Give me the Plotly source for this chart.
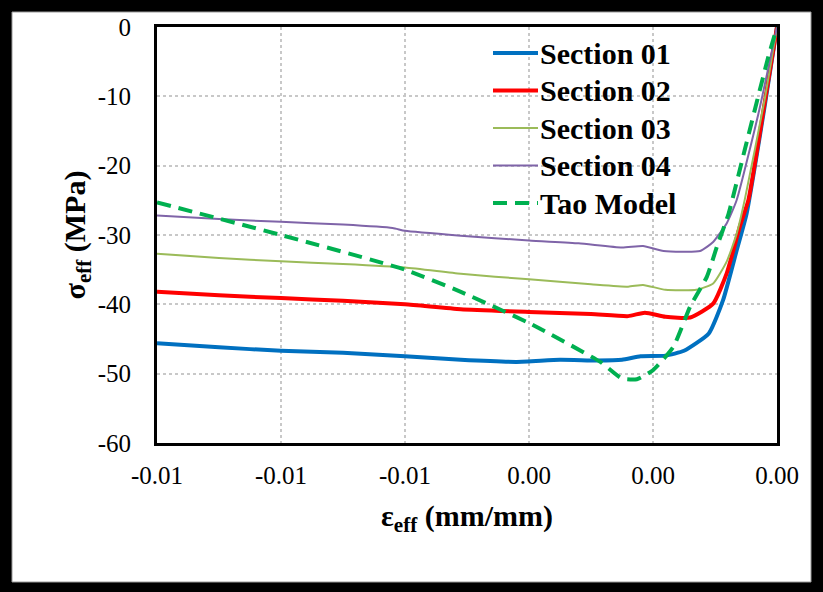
import plotly.graph_objects as go

# ---- data (strain in mm/mm, stress in MPa) ----
sec1_x = [-0.0100, -0.0090, -0.0080, -0.0070, -0.0060, -0.0051, -0.0042, -0.0035, -0.0029, -0.0025,
          -0.0022, -0.0018, -0.0015, -0.0011, -0.00087, -0.00065, -0.00049, -0.0002, 0.0]
sec1_y = [-45.6, -46.2, -46.7, -47.0, -47.5, -48.0, -48.3, -48.0, -48.1, -48.0,
          -47.5, -47.4, -46.7, -44.2, -39.4, -32.2, -26.9, -11.5, 0.0]

sec2_x = [-0.0100, -0.0090, -0.0080, -0.0070, -0.0060, -0.0051, -0.0040, -0.0030, -0.0024,
          -0.00213, -0.0018, -0.0014, -0.00103, -0.00081, -0.0006, -0.00046, -0.0002, 0.0]
sec2_y = [-38.2, -38.7, -39.1, -39.5, -40.0, -40.7, -41.1, -41.4, -41.7,
          -41.2, -41.8, -41.9, -39.9, -35.5, -28.8, -24.9, -11.0, 0.0]

sec3_x = [-0.0100, -0.0090, -0.0080, -0.0070, -0.0060, -0.0051, -0.0040, -0.0030, -0.0024,
          -0.00216, -0.0018, -0.0013, -0.00103, -0.00081, -0.00065, -0.00052, -0.0002, 0.0]
sec3_y = [-32.7, -33.3, -33.8, -34.2, -34.7, -35.6, -36.4, -37.1, -37.45,
          -37.2, -37.9, -37.9, -37.0, -33.8, -29.8, -24.9, -10.5, 0.0]

sec4_x = [-0.0100, -0.0090, -0.0080, -0.0070, -0.0062, -0.0060, -0.0051, -0.0040, -0.0032, -0.0025,
          -0.00216, -0.00183, -0.00124, -0.00103, -0.00081, -0.00065, -0.0003, 0.0]
sec4_y = [-27.2, -27.7, -28.1, -28.5, -29.0, -29.4, -30.1, -30.8, -31.2, -31.8,
          -31.6, -32.3, -32.3, -31.0, -28.3, -24.95, -12.5, 0.0]

tao_x = [-0.0100, -0.0080, -0.0060, -0.0051, -0.0040, -0.00285, -0.0025, -0.00226, -0.0020,
         -0.00167, -0.0014, -0.00113, -0.00097, -0.00078, -0.00052, -0.00014, 0.0]
tao_y = [-25.3, -30.0, -35.0, -38.2, -42.7, -48.3, -50.7, -50.8, -49.5,
         -46.1, -40.3, -36.0, -31.7, -26.9, -17.7, -4.3, 0.0]

series_names = ["Section 01", "Section 02", "Section 03", "Section 04", "Tao Model"]

x_tickvals = [-0.010, -0.008, -0.006, -0.004, -0.002, 0.0]
x_ticktext = ["-0.01", "-0.01", "-0.01", "0.00", "0.00", "0.00"]
y_tickvals = [0, -10, -20, -30, -40, -50, -60]
y_ticktext = ["0", "-10", "-20", "-30", "-40", "-50", "-60"]

styles = [
    ("#0070C0", 4, "solid"),
    ("#FF0000", 4, "solid"),
    ("#9BBB59", 2, "solid"),
    ("#7F64A8", 2, "solid"),
    ("#00B050", 4, "14px,8px"),
]
data = [(sec1_x, sec1_y), (sec2_x, sec2_y), (sec3_x, sec3_y), (sec4_x, sec4_y), (tao_x, tao_y)]

W, H = 823, 592
L, R, T, B = 157, 777, 27, 443
pw, ph = R - L, B - T


def px_x(p):
    return (p - L) / pw


def px_y(p):
    return (B - p) / ph


font_family = "Liberation Serif"

fig = go.Figure()
shapes = [
    dict(type="rect", xref="paper", yref="paper",
         x0=px_x(12), x1=px_x(811), y0=px_y(582), y1=px_y(12),
         fillcolor="white", line=dict(color="#9a9a9a", width=1), layer="below"),
]
annotations = []

for i, (name, (xs, ys), (col, w, dash)) in enumerate(zip(series_names, data, styles)):
    fig.add_trace(go.Scatter(
        x=xs, y=ys, mode="lines", name=name, showlegend=False,
        line=dict(color=col, width=w, dash=dash, shape="spline", smoothing=0.5),
    ))
    # legend entry (sample line + label)
    yrow = 53 + 37.5 * i
    shapes.append(dict(type="line", xref="paper", yref="paper",
                       x0=px_x(493), x1=px_x(538), y0=px_y(yrow), y1=px_y(yrow),
                       line=dict(color=col, width=w, dash=dash), layer="above"))
    annotations.append(dict(xref="paper", yref="paper", x=px_x(538), y=px_y(yrow),
                            xanchor="left", yanchor="middle", showarrow=False,
                            text=name,
                            font=dict(family=font_family, size=30, color="black", weight="bold")))

fig.update_layout(
    width=W, height=H,
    margin=dict(l=L, r=W - R, t=T, b=H - B, pad=0),
    paper_bgcolor="black",
    plot_bgcolor="white",
    font=dict(family=font_family, color="black"),
    showlegend=False,
    shapes=shapes,
    annotations=annotations,
)

fig.update_xaxes(
    range=[-0.010, 0.0],
    tickvals=x_tickvals, ticktext=x_ticktext,
    tickfont=dict(family=font_family, size=25, color="black"),
    ticks="", ticklabelstandoff=8,
    showgrid=True, gridcolor="#c8c8c8", griddash="dot", gridwidth=1.5,
    showline=True, linecolor="black", linewidth=3, mirror=True,
    zeroline=False,
    title=dict(text="ε<sub>eff</sub> (mm/mm)",
               font=dict(family=font_family, size=30, color="black", weight="bold"),
               standoff=17),
)
fig.update_yaxes(
    range=[-60, 0],
    tickvals=y_tickvals, ticktext=y_ticktext,
    tickfont=dict(family=font_family, size=25, color="black"),
    ticks="", ticklabelstandoff=18,
    showgrid=True, gridcolor="#c8c8c8", griddash="dot", gridwidth=1.5,
    showline=True, linecolor="black", linewidth=3, mirror=True,
    zeroline=False,
    title=dict(text="σ<sub>eff</sub> (MPa)",
               font=dict(family=font_family, size=30, color="black", weight="bold"),
               standoff=4),
)

fig.write_html("out.html",
               config={"displayModeBar": False},
               post_script="document.body.style.margin='0';document.body.style.background='black';")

# # #

Everything from the top line of the data down to and including the line with "-31.6, -32.3, -32.3, -31.0, -28.3, -24.95, -12.5, 0.0]" is to be copied, except the pictures.

Problem solution →
Give me the Plotly source for this chart.
import plotly.graph_objects as go

# ---- data (strain in mm/mm, stress in MPa) ----
sec1_x = [-0.0100, -0.0090, -0.0080, -0.0070, -0.0060, -0.0051, -0.0042, -0.0035, -0.0029, -0.0025,
          -0.0022, -0.0018, -0.0015, -0.0011, -0.00087, -0.00065, -0.00049, -0.0002, 0.0]
sec1_y = [-45.6, -46.2, -46.7, -47.0, -47.5, -48.0, -48.3, -48.0, -48.1, -48.0,
          -47.5, -47.4, -46.7, -44.2, -39.4, -32.2, -26.9, -11.5, 0.0]

sec2_x = [-0.0100, -0.0090, -0.0080, -0.0070, -0.0060, -0.0051, -0.0040, -0.0030, -0.0024,
          -0.00213, -0.0018, -0.0014, -0.00103, -0.00081, -0.0006, -0.00046, -0.0002, 0.0]
sec2_y = [-38.2, -38.7, -39.1, -39.5, -40.0, -40.7, -41.1, -41.4, -41.7,
          -41.2, -41.8, -41.9, -39.9, -35.5, -28.8, -24.9, -11.0, 0.0]

sec3_x = [-0.0100, -0.0090, -0.0080, -0.0070, -0.0060, -0.0051, -0.0040, -0.0030, -0.0024,
          -0.00216, -0.0018, -0.0013, -0.00103, -0.00081, -0.00065, -0.00052, -0.0002, 0.0]
sec3_y = [-32.7, -33.3, -33.8, -34.2, -34.7, -35.6, -36.4, -37.1, -37.45,
          -37.2, -37.9, -37.9, -37.0, -33.8, -29.8, -24.9, -10.5, 0.0]

sec4_x = [-0.0100, -0.0090, -0.0080, -0.0070, -0.0062, -0.0060, -0.0051, -0.0040, -0.0032, -0.0025,
          -0.00216, -0.00183, -0.00124, -0.00103, -0.00081, -0.00065, -0.0003, 0.0]
sec4_y = [-27.2, -27.7, -28.1, -28.5, -29.0, -29.4, -30.1, -30.8, -31.2, -31.8,
          -31.6, -32.3, -32.3, -31.0, -28.3, -24.95, -12.5, 0.0]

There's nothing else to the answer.